On May 19, 1864, Confederate General Joseph E. Johnston tricked Sherman into dividing his forces at Adairsville and sending the XXIII Corps under General John M. Schofield across the Gravelly Plateau to Cassville. Johnston placed Lt. General Leonidas Polk's corps behind Two Run Creek northwest of Cassville to oppose Schofield in front as he began crossing the creek. Johnston then sent Lt. General John B. Hood's corps northward along the Spring Place Road, to ambush Schofield on the left.

- Atlanta campaign
On May 19, 1864, Johnston, entrenched on the ridge east of the marker, planned to give battle but Sherman threatened his flank and his corps commanders objected to the position. He therefore withdrew to Allatoona Pass. Rather than attack this strong position Sherman moved past it toward New Hope Church.

- Confederate Army of Tennessee at Cassville
Johnston's forces, reaching Cassville May 18, 1864 from Resaca, 30 mi north, took positions on ridge west of the town and prepared to withstand the advancing Federals. On May 19: Pursuant to this intention, Hood's corps moved north of the town to oppose the Federal XX and XXIII Corps marching south from Adairsville. But Hood's corps, diverted by an attack on its right by McCook's cavalry [US], changed front and was ordered with the rest of the Army [CS] to withdraw to ridge east and south of the town.

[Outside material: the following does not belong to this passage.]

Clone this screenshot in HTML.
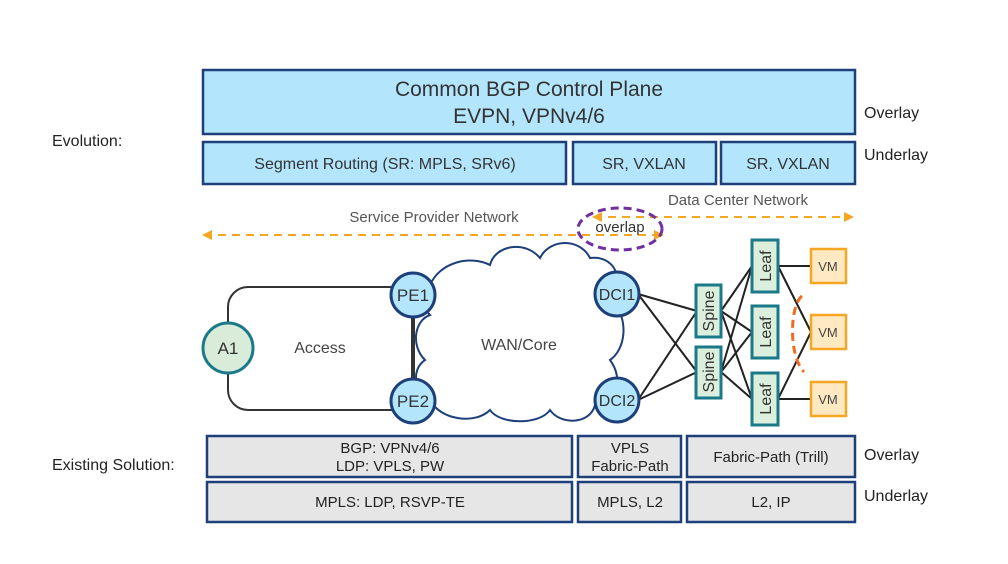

The Confederates held a council of war at the William Neal McKelvey residence May 19. They discussed the advisability of holding the position east and south of Cassville. Present were: Johnston; Polk; Hood; Maj. General S. C. French; and Captain W.J. Morris, Chief Engineer, Polk's aide-de-camp. After hearing the statements of the council, Johnston ordered the withdrawal of the army at midnight.

On May 19, 1864, Butterfield's (3rd) Division, XXth Corps [US], moving southeast from McDow's, left the road here and marched to the Hawkins Price house, en route to Kingston The 1st and 2nd Divisions (US), on roads west, had the same objective - an erratic move by Sherman who assumed that Johnston's Army (CS])had retreated on Kingston. Butterfield's march disclosed that Johnston's Army was at Cassville, not Kingston. The XXIII Corps (Schofield) [US] marched on this road from McDow's, reaching Cassville at dark.

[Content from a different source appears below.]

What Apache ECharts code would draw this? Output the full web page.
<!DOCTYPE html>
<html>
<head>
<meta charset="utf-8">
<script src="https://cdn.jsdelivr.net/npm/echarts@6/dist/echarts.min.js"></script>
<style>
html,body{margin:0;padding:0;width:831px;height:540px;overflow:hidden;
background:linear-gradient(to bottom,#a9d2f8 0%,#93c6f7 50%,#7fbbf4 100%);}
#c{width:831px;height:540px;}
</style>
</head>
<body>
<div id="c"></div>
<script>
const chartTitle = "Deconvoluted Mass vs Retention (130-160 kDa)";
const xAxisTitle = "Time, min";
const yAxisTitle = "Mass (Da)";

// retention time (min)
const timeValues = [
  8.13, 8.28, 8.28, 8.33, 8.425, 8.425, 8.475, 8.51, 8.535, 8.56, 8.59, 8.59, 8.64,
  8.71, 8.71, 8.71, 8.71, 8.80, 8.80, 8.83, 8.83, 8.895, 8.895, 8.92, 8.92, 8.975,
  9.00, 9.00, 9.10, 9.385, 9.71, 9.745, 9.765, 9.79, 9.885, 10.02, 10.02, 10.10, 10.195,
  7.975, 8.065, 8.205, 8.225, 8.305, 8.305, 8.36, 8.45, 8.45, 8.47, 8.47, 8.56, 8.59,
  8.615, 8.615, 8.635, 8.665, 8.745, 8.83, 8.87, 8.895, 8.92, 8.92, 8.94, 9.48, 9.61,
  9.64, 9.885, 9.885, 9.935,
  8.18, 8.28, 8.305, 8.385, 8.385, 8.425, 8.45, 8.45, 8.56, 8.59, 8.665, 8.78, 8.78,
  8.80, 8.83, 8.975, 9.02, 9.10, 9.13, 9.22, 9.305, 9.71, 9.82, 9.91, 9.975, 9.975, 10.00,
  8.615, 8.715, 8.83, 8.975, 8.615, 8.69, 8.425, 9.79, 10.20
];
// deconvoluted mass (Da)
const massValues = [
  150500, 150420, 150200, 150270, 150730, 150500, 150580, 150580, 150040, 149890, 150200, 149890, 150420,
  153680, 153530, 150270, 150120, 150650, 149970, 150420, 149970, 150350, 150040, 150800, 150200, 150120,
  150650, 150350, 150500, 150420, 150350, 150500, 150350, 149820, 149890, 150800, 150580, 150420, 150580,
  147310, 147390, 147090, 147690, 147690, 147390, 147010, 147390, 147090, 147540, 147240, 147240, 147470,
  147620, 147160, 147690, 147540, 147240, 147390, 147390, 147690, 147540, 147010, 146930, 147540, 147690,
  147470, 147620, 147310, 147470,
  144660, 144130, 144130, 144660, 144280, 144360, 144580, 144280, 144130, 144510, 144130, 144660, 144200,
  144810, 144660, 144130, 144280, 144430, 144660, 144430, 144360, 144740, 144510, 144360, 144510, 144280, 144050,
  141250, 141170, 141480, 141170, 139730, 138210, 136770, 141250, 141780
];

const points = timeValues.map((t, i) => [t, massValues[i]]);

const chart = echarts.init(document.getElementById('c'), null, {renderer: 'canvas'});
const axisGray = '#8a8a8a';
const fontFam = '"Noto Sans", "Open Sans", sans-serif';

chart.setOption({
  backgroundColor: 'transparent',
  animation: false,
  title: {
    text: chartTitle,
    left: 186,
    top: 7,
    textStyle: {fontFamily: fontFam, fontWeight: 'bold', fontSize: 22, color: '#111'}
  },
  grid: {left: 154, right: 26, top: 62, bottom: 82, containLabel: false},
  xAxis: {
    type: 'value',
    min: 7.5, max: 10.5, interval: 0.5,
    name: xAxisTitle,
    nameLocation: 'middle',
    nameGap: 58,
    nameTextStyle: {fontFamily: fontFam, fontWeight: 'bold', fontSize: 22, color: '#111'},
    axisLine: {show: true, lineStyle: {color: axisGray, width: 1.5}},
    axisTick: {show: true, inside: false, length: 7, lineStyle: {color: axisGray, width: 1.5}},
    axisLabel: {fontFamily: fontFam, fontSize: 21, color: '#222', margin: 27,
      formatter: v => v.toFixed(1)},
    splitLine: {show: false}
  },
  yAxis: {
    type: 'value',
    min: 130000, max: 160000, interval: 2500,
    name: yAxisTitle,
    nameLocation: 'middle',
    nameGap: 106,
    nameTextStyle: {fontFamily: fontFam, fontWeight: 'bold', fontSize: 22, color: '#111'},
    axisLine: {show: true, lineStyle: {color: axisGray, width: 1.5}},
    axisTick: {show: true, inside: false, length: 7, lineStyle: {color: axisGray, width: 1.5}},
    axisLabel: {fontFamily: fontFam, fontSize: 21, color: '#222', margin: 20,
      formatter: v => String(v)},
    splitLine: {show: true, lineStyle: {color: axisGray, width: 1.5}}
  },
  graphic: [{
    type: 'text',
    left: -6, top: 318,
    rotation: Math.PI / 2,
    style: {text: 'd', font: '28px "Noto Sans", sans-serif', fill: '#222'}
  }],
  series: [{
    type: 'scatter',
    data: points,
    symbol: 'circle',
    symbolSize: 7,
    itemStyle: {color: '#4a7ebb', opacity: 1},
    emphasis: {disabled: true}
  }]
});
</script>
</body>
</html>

Here the night of May 19, 1864, the Confederate Generals Johnston, Polk and Hood, conferred and decided to abandon Cassville and to move south of the Etowah, although Johnston originally had intended to fight here.

Cassville Female College was founded in 1853. On May 19, 1864, skirmishers of Polk's Army Corps [CS] withdrew from this ridge east to Cassville when pressed back by Butterfield's (3d) Div., XXth Corps [US], from the Hawkins Price house. Battery C, 1st Ohio Light Artillery, supported by 73rd Ohio Infantry, 19th Michigan Volunteer Infantry Regiment and 20th Connecticut Infantry regiment (US) occupied the ridge and shelled the town as Johnson's Army (CS) withdrew to a ridge east of it. At night Cassville was seized by the 19th Michigan and the 20th Conneticut. The Female College and town were burned by the union.

Noble Hill Rosenwald School, now known as Noble Hill-Wheeler Memorial Center, was built in 1923 as the first standard school for black children in the Bartow County School System. The school closed in 1955 when all the county's schools for black children were consolidated to form Bartow Elementary School at a central location. Today the restored building is a cultural heritage museum with emphasis on black life in Bartow from the early 1900s to the present.

On Chapman Hill, a school for boys was established in January 1854. This was a large three-story brick building flanked by two-story wings. It burned in 1856, was rebuilt in 1857, and was destroyed by Federal forces on October 12, 1864. This, and the Methodist Female College 3/4 miles northeast, were the first chartered institutions of higher education in Cherokee Georgia. Their destruction, together with the burning of Cassville, marked the passing of a notable educational center in this section of the state.

==Notable people==
- Barry Loudermilk, U.S. Congressman from Georgia's 11th congressional district.
- Brigadier General William T. Wofford is buried here. He surrendered the last remaining Confederate troops east of the Mississippi in nearby Kingston.